EXERCISE MATERIAL:
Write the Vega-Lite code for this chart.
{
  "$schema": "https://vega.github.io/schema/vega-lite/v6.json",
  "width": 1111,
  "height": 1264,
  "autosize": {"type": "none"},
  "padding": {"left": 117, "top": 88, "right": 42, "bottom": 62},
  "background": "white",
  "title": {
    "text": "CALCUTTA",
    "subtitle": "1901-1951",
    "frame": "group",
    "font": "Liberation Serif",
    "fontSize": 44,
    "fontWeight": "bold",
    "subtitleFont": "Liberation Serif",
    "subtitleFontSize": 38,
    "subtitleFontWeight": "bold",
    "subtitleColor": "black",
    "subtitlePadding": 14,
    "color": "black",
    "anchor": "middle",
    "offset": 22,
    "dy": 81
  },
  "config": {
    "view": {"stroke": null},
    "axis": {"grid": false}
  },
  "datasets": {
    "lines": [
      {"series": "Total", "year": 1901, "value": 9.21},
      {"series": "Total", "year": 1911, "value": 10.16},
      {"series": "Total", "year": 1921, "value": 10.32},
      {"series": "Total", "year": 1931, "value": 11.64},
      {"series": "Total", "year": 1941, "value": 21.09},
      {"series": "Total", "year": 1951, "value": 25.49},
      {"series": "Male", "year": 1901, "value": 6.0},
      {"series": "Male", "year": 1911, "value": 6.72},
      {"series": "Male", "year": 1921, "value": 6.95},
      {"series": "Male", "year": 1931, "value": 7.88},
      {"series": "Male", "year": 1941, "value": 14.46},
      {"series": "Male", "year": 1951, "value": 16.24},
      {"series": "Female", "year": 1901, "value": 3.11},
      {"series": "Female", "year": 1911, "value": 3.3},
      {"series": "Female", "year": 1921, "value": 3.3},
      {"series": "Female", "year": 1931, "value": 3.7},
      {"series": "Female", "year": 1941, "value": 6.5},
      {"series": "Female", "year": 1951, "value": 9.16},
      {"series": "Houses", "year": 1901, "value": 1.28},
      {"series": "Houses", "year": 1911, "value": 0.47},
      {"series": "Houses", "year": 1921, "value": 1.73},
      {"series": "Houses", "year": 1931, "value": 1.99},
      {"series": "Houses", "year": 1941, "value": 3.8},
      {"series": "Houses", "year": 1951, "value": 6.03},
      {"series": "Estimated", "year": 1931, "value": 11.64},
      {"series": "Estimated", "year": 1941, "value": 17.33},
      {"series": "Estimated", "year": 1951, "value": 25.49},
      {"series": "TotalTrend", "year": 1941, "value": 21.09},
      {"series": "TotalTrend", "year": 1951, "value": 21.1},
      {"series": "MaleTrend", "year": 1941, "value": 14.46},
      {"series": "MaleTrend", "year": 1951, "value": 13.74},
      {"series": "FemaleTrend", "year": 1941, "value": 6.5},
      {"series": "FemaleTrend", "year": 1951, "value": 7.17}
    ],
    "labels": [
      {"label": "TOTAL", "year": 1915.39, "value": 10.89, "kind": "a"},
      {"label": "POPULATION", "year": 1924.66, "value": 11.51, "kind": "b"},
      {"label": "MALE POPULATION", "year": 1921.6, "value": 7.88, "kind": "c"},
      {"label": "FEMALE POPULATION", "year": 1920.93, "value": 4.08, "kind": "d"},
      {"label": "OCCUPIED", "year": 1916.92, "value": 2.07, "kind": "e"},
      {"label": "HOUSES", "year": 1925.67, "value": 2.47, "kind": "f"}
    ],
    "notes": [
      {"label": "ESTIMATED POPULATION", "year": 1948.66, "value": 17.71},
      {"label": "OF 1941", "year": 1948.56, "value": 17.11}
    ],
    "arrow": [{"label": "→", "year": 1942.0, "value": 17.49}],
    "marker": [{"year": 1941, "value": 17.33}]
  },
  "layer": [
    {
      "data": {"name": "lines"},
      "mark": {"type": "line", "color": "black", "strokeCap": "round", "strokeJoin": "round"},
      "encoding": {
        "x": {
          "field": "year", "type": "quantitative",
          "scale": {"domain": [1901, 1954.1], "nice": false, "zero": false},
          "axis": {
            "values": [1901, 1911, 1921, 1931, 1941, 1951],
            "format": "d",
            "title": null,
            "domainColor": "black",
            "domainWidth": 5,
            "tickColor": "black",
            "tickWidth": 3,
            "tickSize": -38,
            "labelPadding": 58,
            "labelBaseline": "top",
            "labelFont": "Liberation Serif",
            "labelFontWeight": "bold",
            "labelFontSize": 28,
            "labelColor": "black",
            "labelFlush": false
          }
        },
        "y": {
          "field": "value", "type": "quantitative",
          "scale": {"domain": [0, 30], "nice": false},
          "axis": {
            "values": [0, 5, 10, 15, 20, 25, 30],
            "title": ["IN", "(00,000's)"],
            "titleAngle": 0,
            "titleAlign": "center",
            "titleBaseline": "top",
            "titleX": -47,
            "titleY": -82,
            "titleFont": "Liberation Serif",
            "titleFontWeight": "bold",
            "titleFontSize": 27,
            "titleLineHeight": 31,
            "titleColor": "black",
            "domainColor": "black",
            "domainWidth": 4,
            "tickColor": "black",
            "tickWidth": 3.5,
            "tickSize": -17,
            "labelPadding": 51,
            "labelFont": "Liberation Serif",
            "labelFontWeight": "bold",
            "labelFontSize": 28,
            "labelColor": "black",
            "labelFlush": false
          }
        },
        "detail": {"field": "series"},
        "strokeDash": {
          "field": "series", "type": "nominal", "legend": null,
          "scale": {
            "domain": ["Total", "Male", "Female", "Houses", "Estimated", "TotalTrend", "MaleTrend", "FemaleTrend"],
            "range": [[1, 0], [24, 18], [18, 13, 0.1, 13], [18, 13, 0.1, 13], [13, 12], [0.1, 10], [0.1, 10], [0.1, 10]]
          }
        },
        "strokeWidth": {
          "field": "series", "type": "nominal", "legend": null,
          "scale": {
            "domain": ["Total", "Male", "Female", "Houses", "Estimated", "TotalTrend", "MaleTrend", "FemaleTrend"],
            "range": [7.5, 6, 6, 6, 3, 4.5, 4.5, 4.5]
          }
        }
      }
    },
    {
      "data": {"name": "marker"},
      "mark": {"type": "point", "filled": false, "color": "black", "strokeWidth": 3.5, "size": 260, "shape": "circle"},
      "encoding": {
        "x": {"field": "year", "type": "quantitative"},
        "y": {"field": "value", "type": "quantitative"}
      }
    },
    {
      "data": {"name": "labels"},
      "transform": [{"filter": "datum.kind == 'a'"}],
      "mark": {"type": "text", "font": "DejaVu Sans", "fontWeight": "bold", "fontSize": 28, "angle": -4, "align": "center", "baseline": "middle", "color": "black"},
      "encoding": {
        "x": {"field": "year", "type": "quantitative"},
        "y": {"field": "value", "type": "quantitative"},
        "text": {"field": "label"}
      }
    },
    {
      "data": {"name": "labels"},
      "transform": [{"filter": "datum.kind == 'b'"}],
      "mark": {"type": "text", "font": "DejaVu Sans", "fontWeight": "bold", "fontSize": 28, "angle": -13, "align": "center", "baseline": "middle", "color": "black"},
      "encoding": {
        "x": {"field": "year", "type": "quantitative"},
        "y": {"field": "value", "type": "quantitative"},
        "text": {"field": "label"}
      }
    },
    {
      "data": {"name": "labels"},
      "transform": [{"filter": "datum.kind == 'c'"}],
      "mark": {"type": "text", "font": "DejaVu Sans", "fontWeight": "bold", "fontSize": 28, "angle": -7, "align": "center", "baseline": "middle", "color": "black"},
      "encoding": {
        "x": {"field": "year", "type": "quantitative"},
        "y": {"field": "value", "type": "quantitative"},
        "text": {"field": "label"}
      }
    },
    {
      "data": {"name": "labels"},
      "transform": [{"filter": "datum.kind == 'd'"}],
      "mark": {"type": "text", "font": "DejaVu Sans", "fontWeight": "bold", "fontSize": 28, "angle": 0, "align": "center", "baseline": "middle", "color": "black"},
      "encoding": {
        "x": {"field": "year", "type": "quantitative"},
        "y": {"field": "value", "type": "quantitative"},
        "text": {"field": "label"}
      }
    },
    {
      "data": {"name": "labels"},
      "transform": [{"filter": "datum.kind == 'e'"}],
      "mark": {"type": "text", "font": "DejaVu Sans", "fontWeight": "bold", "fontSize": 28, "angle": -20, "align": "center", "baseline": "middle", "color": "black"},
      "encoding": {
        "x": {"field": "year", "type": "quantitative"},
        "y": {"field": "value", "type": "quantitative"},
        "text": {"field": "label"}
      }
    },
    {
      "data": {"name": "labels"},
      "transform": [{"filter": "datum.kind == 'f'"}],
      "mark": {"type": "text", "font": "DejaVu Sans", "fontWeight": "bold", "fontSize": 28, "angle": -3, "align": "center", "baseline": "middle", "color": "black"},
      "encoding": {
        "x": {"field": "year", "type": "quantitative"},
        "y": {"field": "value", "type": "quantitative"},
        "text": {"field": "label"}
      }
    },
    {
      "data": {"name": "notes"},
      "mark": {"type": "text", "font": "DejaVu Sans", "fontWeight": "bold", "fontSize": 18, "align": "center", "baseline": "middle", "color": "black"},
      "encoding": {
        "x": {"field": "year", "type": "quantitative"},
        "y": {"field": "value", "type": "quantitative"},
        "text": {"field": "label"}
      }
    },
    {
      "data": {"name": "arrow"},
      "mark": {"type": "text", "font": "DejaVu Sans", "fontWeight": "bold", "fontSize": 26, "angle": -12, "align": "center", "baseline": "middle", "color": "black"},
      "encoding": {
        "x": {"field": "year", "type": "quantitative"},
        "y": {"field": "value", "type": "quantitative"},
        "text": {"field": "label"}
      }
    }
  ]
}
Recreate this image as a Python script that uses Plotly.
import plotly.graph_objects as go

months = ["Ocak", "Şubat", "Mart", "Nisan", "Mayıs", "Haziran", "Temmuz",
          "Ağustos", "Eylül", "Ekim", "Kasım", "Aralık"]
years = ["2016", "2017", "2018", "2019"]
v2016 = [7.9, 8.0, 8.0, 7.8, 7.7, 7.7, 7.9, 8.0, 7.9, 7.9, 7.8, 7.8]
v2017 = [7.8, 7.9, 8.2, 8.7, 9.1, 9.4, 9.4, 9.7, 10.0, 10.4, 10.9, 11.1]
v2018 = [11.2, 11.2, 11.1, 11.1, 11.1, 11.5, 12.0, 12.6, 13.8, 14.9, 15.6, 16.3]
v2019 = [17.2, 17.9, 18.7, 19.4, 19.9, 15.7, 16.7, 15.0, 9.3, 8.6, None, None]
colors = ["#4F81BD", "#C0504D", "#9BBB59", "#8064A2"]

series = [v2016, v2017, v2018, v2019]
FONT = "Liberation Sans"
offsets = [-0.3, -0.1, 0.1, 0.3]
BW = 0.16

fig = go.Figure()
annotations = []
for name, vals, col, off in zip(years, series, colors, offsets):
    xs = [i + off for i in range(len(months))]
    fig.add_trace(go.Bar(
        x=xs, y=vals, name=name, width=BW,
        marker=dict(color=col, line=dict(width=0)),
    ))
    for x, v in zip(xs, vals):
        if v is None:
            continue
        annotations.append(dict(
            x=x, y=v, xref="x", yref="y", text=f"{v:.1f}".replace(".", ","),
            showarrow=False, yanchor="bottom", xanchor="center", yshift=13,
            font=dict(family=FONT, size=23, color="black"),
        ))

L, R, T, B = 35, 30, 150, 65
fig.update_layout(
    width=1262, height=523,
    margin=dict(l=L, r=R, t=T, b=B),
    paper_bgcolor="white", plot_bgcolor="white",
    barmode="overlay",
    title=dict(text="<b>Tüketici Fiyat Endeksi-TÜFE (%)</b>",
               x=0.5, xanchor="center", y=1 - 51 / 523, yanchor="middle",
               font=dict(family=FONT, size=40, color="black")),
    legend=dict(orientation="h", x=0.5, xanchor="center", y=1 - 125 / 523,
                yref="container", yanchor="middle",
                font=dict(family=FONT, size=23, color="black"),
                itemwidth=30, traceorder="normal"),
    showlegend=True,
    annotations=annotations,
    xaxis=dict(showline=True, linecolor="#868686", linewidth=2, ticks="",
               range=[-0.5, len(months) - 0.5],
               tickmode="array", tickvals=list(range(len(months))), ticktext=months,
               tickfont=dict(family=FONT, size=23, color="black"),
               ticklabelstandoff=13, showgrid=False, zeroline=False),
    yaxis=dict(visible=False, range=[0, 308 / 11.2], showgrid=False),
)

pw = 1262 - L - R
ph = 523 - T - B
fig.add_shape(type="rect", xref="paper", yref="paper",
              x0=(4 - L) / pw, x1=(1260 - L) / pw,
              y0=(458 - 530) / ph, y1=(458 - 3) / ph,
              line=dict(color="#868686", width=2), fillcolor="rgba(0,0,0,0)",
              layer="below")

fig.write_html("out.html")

TO DO: Starting at the line that contains "Recreate this image", set down every line up to and including the line that contains "import plotly.graph_objects as go", exactly as given, and no other line.

ANSWER FOR THIS EXERCISE:
Recreate this image as a Python script that uses Plotly.
import plotly.graph_objects as go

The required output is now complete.